## CHALLENGE
Go through the entries one line at a time, and gather every line that has the word "this".

## INFORMATION SUPPLIED
===
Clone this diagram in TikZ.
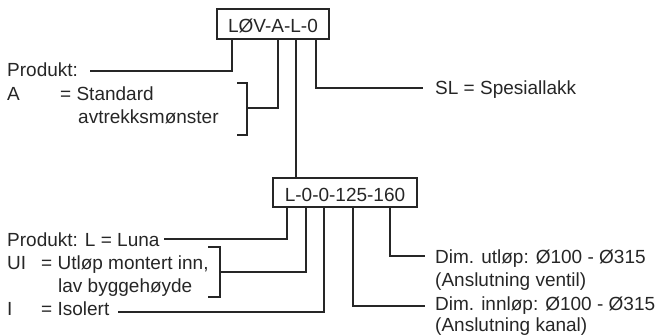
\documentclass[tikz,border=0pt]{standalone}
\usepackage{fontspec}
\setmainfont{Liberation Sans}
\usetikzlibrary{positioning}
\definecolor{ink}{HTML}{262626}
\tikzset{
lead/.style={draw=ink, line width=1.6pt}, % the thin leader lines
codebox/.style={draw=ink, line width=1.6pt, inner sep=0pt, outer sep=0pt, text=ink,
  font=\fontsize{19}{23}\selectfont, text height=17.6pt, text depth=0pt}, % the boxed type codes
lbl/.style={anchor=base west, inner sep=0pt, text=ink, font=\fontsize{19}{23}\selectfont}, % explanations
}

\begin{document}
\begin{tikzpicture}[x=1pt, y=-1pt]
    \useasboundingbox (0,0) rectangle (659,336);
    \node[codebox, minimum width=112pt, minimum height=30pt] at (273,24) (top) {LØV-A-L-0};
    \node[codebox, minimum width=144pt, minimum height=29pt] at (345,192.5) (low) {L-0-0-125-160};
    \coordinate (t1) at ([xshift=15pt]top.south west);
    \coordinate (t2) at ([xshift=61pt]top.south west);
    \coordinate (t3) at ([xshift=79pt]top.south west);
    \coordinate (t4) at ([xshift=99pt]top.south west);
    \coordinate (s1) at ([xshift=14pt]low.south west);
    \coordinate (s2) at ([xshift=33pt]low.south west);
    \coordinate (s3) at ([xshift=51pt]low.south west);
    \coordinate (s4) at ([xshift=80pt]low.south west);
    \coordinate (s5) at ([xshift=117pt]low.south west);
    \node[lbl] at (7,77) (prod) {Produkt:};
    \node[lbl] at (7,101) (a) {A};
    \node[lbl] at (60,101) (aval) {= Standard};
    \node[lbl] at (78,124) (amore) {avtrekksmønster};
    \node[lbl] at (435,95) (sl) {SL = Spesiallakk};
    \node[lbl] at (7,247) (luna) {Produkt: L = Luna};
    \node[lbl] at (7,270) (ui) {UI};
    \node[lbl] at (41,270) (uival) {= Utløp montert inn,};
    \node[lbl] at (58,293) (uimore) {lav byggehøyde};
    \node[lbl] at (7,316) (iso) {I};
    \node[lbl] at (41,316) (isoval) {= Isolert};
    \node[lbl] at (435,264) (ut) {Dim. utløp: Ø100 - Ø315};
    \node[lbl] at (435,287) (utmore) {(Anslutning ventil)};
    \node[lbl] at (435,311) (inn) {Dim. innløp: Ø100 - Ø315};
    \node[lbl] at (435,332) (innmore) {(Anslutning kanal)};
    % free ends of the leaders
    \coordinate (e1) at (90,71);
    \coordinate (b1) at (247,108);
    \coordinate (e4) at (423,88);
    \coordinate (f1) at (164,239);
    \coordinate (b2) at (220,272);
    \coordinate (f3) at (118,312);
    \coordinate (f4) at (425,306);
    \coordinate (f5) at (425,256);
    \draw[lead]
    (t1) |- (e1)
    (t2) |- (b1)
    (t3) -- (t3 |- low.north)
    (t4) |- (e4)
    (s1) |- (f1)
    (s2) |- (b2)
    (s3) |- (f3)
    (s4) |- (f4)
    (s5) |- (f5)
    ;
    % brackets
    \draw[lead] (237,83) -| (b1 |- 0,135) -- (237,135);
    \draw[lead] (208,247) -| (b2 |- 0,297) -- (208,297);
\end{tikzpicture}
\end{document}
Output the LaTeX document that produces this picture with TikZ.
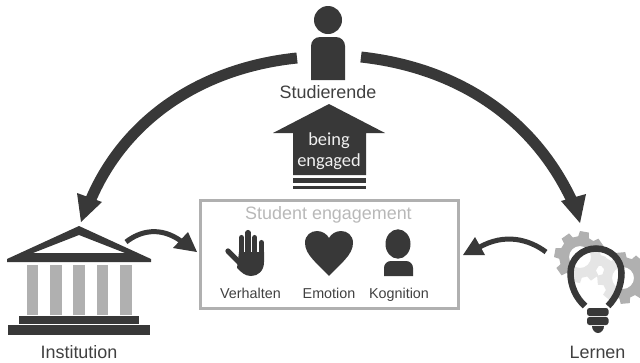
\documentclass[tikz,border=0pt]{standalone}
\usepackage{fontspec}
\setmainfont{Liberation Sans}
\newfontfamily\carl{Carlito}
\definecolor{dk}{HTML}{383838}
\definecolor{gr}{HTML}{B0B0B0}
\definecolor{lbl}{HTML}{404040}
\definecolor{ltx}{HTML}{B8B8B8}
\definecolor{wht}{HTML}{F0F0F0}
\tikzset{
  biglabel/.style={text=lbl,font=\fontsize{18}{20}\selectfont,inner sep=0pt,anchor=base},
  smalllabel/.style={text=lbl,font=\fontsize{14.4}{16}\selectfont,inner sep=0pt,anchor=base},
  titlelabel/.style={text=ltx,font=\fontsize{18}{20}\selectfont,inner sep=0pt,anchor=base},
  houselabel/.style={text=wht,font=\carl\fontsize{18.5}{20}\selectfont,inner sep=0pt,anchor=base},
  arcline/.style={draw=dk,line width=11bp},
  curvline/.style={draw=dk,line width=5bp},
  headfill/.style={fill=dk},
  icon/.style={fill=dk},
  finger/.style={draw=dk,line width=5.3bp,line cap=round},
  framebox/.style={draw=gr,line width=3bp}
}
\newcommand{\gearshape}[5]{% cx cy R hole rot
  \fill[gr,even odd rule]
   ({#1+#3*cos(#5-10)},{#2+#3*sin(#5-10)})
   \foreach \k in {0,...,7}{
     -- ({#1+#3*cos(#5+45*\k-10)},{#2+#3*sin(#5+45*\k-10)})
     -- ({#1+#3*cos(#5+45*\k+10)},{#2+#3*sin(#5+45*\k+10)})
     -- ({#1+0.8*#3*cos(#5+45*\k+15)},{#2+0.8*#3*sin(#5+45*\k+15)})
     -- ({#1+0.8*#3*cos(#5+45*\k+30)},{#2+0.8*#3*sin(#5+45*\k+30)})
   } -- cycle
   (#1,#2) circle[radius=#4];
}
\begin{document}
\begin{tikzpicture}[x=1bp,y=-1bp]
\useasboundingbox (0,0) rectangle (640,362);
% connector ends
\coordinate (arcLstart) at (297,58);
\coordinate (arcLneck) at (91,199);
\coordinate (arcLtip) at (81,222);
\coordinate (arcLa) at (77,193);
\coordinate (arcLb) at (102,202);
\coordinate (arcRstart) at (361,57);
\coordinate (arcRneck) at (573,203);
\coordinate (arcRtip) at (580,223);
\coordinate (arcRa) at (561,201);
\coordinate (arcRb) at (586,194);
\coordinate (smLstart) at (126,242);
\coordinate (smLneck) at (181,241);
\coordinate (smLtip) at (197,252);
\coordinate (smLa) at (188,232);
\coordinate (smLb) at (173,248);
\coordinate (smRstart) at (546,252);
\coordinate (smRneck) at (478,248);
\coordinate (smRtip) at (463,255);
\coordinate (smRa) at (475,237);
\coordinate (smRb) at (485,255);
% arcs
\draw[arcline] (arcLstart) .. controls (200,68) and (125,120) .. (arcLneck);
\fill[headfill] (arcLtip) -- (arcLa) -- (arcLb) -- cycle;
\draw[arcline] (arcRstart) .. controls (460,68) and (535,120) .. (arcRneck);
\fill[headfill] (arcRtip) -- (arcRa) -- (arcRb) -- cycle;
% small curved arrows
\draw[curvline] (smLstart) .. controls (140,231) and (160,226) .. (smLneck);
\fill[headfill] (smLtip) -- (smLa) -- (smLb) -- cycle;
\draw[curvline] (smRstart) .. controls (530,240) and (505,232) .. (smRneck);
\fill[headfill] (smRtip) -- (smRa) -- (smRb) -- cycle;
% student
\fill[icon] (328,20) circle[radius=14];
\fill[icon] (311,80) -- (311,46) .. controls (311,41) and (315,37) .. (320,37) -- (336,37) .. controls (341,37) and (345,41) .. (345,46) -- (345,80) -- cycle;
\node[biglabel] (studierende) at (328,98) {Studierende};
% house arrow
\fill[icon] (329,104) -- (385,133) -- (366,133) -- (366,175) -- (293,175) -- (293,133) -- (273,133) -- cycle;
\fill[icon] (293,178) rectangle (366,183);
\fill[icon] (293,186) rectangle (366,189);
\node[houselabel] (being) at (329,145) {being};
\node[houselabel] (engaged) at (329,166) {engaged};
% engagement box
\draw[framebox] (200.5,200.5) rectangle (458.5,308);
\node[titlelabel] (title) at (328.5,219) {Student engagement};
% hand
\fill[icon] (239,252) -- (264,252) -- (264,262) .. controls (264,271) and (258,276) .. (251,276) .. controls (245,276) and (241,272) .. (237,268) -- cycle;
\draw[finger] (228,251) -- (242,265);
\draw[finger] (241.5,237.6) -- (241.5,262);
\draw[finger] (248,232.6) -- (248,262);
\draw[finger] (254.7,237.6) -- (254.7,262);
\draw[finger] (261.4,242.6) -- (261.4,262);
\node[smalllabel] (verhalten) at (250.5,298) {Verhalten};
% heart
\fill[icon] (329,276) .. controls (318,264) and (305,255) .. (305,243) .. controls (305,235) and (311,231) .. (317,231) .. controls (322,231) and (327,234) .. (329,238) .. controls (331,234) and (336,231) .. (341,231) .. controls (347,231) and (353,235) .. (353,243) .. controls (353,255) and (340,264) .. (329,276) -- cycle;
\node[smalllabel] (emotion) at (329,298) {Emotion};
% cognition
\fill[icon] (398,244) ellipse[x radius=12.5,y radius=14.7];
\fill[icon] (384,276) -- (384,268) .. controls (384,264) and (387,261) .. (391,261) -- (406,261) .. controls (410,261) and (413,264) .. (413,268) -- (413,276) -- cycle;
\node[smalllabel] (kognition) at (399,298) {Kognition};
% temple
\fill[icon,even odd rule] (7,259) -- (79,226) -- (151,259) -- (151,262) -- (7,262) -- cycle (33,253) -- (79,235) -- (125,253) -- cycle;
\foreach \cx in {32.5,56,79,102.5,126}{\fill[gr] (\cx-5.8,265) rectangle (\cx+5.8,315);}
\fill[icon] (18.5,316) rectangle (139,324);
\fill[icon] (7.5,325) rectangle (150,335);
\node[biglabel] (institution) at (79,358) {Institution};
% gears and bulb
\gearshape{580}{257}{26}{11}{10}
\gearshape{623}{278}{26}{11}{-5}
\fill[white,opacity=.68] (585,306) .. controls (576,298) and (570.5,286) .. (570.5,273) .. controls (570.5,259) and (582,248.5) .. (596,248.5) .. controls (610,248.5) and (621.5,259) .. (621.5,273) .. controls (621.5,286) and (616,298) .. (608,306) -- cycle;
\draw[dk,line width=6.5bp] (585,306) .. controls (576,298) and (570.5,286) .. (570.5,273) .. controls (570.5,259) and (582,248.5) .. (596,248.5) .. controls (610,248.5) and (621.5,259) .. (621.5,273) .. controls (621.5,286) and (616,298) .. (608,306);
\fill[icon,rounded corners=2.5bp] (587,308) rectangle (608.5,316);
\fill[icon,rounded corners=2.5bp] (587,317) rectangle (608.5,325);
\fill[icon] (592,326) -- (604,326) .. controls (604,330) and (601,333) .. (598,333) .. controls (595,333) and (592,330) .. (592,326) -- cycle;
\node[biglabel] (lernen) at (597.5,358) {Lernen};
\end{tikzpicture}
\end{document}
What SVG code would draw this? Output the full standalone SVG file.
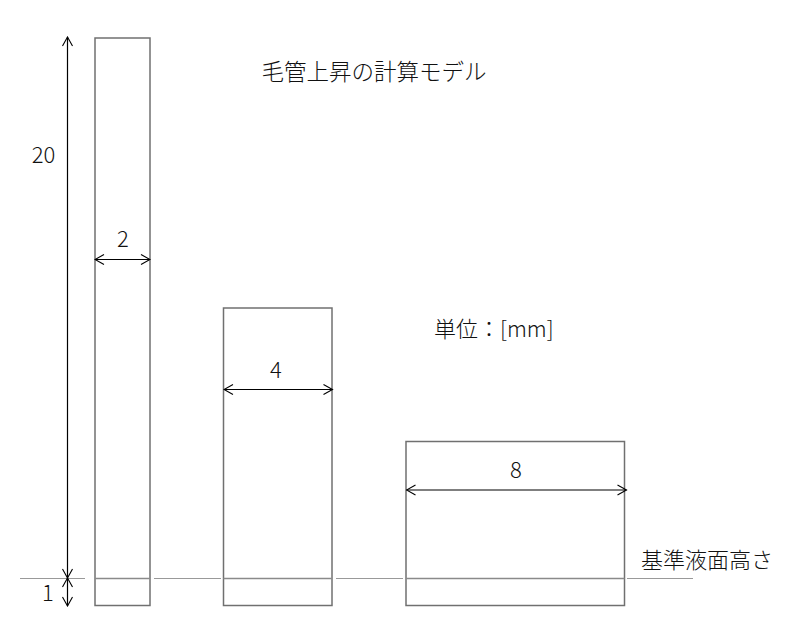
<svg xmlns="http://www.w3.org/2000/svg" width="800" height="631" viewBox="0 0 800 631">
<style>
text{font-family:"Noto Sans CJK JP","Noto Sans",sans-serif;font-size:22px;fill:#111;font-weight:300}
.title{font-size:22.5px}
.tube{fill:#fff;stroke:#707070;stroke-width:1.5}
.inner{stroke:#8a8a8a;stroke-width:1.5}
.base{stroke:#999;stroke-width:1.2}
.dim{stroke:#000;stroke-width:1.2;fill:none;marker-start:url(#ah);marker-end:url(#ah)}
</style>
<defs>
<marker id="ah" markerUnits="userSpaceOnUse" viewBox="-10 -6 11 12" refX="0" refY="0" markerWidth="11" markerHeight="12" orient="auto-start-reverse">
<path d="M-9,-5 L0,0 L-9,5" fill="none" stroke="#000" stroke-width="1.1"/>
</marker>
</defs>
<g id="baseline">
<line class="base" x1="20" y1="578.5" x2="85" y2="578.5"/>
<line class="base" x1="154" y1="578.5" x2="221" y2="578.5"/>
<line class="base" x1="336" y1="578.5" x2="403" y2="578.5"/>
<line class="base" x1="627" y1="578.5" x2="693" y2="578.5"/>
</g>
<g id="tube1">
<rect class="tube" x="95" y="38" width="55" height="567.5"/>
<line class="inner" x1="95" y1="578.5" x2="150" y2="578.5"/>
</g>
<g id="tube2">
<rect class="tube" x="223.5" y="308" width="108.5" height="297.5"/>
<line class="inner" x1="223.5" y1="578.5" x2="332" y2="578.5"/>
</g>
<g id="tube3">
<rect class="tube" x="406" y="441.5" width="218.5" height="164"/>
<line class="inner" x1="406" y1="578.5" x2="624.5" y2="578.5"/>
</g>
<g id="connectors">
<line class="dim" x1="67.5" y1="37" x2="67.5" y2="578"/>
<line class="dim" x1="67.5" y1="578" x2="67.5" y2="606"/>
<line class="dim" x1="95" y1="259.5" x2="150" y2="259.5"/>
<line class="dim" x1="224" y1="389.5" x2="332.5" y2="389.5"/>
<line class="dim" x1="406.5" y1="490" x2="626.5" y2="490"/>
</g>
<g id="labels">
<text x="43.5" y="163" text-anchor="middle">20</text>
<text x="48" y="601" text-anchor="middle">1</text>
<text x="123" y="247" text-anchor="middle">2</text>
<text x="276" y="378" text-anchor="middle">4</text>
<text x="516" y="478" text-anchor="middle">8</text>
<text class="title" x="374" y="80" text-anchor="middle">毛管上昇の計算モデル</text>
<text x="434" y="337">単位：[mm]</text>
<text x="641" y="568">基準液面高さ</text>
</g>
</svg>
===
## RESULT OF THE EXERCISE
Clone this diagram in TikZ.
Output the LaTeX document that produces this picture with TikZ.
What SVG code would draw this? Output the full standalone SVG file.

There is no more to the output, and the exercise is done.